Arts & Culture

Prescribing art in medicine

4 min read

Wintersession course studies compassion and suffering through lenses of dance, music, and science

The group of students and doctors hovered around “Pieta,” the sculpture of Mary cradling a dying Jesus, as if they had a real patient. With eyes to the injuries and to the comforting arms, they debated whether the cloth in Mary’s hands was for wiping her own tears or cleaning his bloodied body.

“I initially didn’t even want to look at this sculpture because it was so jarring,” said Lisa Wong from the back of the crowd gathered on the fourth floor of the Harvard Art Museums to look at the Austrian sculpture. “(But) our initial human instinct of revulsion has to be overcome before we are able to truly see, then care for the patient.”

Such was the powerful beginning to the Wintersession course “Creativity, Medicine and the Arts,” an afternoon of workshops led by Wong, a pediatrician and co-director of the Arts and Humanities Initiative at Harvard Medical School (HMS). Attended by a cross-section of undergraduates as well as students from HMS, the Graduate School of Education, Harvard Law School, and Harvard Business School, participants were invited to rethink the idea that studying of the sciences requires giving up the arts.

David Odo (left), Harvard Art Museums’ director of student programs, and Harvard Medical School Assistant Professor Elizabeth Rider discuss the sculpture “Pieta.” Stephanie Mitchell/Harvard Staff Photographer

“You’d think arts and humanities are very far from medicine and science, but actually it’s all part of one continuum. As doctors, we’re looking for beauty and helping patients find their beauty. At the same time, artists are looking for ways to express suffering and other emotions,” said Wong, a violinist who performs with the Longwood Symphony. “Many students are intense premeds, and their concept of getting to medical school is they have to embrace the sciences and leave their art behind. This is a chance to reassure them they can embrace both.”

Dogus Mordeniz ’20, from Turkey, can relate. A prospective engineering concentrator who lives in Stoughton Hall, Mordeniz spent an hour of the Wintersession course in a workshop called “Healing Narrative Through Movement,” with Madhvi Venkatesh, a curriculum fellow in the department of biological chemistry and molecular pharmacology at HMS and a classical Indian dancer. Venkatesh led the students through different interactive activities. In one, they matched their words to physical movements; in another, they found 15 movements for a single verb, then paired off to perform with a partner.
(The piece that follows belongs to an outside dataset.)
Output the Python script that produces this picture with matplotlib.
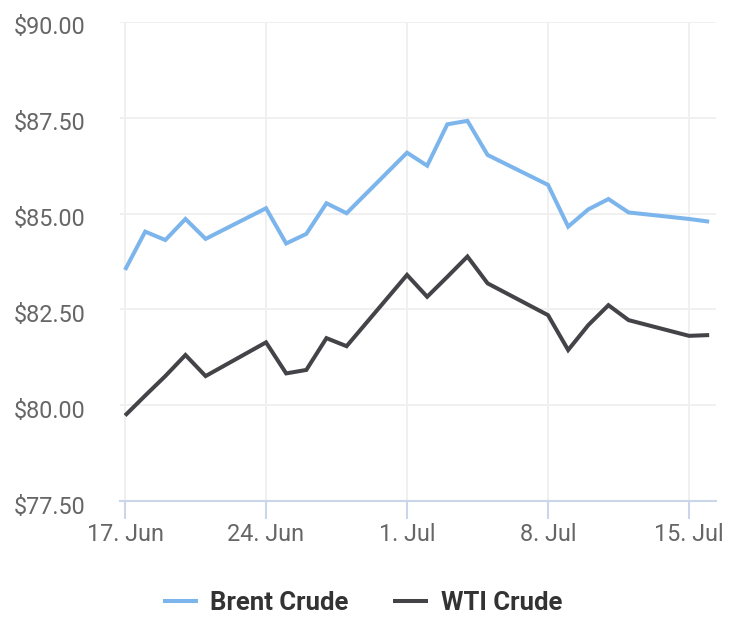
import matplotlib
matplotlib.use("Agg")
import matplotlib.pyplot as plt
import matplotlib.dates as mdates
import matplotlib.transforms as mtransforms
import numpy as np
import datetime as dt

dates = ["2024-06-17", "2024-06-18", "2024-06-19", "2024-06-20", "2024-06-21",
         "2024-06-24", "2024-06-25", "2024-06-26", "2024-06-27", "2024-06-28",
         "2024-07-01", "2024-07-02", "2024-07-03", "2024-07-04", "2024-07-05",
         "2024-07-08", "2024-07-09", "2024-07-10", "2024-07-11", "2024-07-12",
         "2024-07-15", "2024-07-16"]
brent = [83.53, 84.53, 84.31, 84.86, 84.34,
         85.14, 84.22, 84.47, 85.27, 85.01,
         86.59, 86.25, 87.33, 87.42, 86.53,
         85.75, 84.66, 85.11, 85.38, 85.03,
         84.86, 84.79]
wti = [79.73, 80.25, 80.76, 81.31, 80.76,
       81.64, 80.83, 80.92, 81.75, 81.54,
       83.40, 82.83, 83.35, 83.88, 83.18,
       82.35, 81.44, 82.09, 82.61, 82.22,
       81.81, 81.83]
series_names = ["Brent Crude", "WTI Crude"]
y_ticks = [77.5, 80.0, 82.5, 85.0, 87.5, 90.0]
x_tick_dates = ["2024-06-17", "2024-06-24", "2024-07-01", "2024-07-08", "2024-07-15"]

plt.rcParams['font.family'] = ['Roboto', 'DejaVu Sans']

d = [dt.datetime.strptime(s, "%Y-%m-%d") for s in dates]
xt = [dt.datetime.strptime(s, "%Y-%m-%d") for s in x_tick_dates]

fig = plt.figure(figsize=(7.5, 6.26), dpi=100)
ax = fig.add_axes([120/750, 1-501/626, (716-120)/750, (501-22)/626])

lb, = ax.plot(d, brent, color="#7cb5ec", lw=2.9, solid_joinstyle="miter", solid_capstyle="butt", label=series_names[0])
lw_, = ax.plot(d, wti, color="#434348", lw=2.9, solid_joinstyle="miter", solid_capstyle="butt", label=series_names[1])

x0 = mdates.date2num(d[0])
ax.set_xlim(x0 - 0.25, x0 + 29.34)
ax.set_ylim(77.5, 90.0)
ax.set_yticks(y_ticks)
ax.set_yticklabels([f"${v:,.2f}" for v in y_ticks])
ax.set_xticks(xt)
ax.set_xticklabels([f"{t.day}. {t.strftime('%b')}" for t in xt])

ax.grid(True, color="#f0f0f0", lw=1.4)
ax.set_axisbelow(True)
for s in ["top", "right", "left"]:
    ax.spines[s].set_visible(False)
ax.spines["bottom"].set_color("#ccd6eb")
ax.spines["bottom"].set_linewidth(1.5)
ax.tick_params(axis="y", length=0, pad=25, labelsize=16.8, labelcolor="#666666")
ax.tick_params(axis="x", length=13, width=1.5, color="#ccd6eb", pad=3, labelsize=16.8, labelcolor="#666666")
shift = mtransforms.ScaledTranslation(0, -3.5/100, fig.dpi_scale_trans)
for lab in ax.get_yticklabels():
    lab.set_verticalalignment("center_baseline")
    lab.set_transform(lab.get_transform() + shift)

leg = fig.legend(handles=[lb, lw_], loc="center", bbox_to_anchor=(362.5/750, 1-603/626),
                 ncol=2, frameon=False, handlelength=1.36, handletextpad=0.47,
                 columnspacing=1.75, prop={"family": "Roboto", "weight": "bold", "size": 18.5})
for t in leg.get_texts():
    t.set_color("#333333")

fig.savefig("out.png", dpi=100)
“It had always been instilled that an interest in arts cannot be pursued while majoring in a STEM field. This workshop proved that any form of art is complementary to medicine — or any other scientific field for that matter,” he said after the class. “The movement workshop showed me that every feeling can be expressed by our moves.”

Cecile Deng, J.D. ’18 (left), Avanti Nagral ’20, and Dogus Mordenic ’20 participate in a movement study. Stephanie Mitchell/Harvard Staff Photographer

Back in the galleries, Elizabeth Rider, HMS assistant professor of pediatrics, and David Odo, the museums’ director of student programs and research curator of University collections initiatives, introduced students to Picasso’s painting “Mother and Child” and Doris Salcedo’s “A Flor de Piel,” a giant tapestry made of hand-stitched rose petals.

When Odo told the students that Salcedo created the work in memory of a nurse tortured during the civil war in her native Colombia, Avanti Nagral found the background information critical in shaping her response to the piece.

“It’s hard without the clue to have compassion for something that doesn’t look human,” said the 19-year-old, who lives in Hurlbut Hall.

Odo agreed, noting that studying art isn’t unlike a taking a patient history. “It helps us look as things differently,” he said.

After the class, Nagral said hearing varied interpretations from classmates with different backgrounds and perspectives “was wonderful.”

“There really is no ‘right’ or ‘wrong’ answer in the arts, just as there shouldn’t be in the human side of the sciences,” she said.

Wong, who is was in her fourth year of teaching in this Wintersession, ended the day with a musical performance of Bach performed with HMS students Justin Lo and Michael Wu.

“This has such broad appeal,” she said, “because young people are all trying to find meaning in the work they are doing, and it helps to be able to relate it back to art that they love.”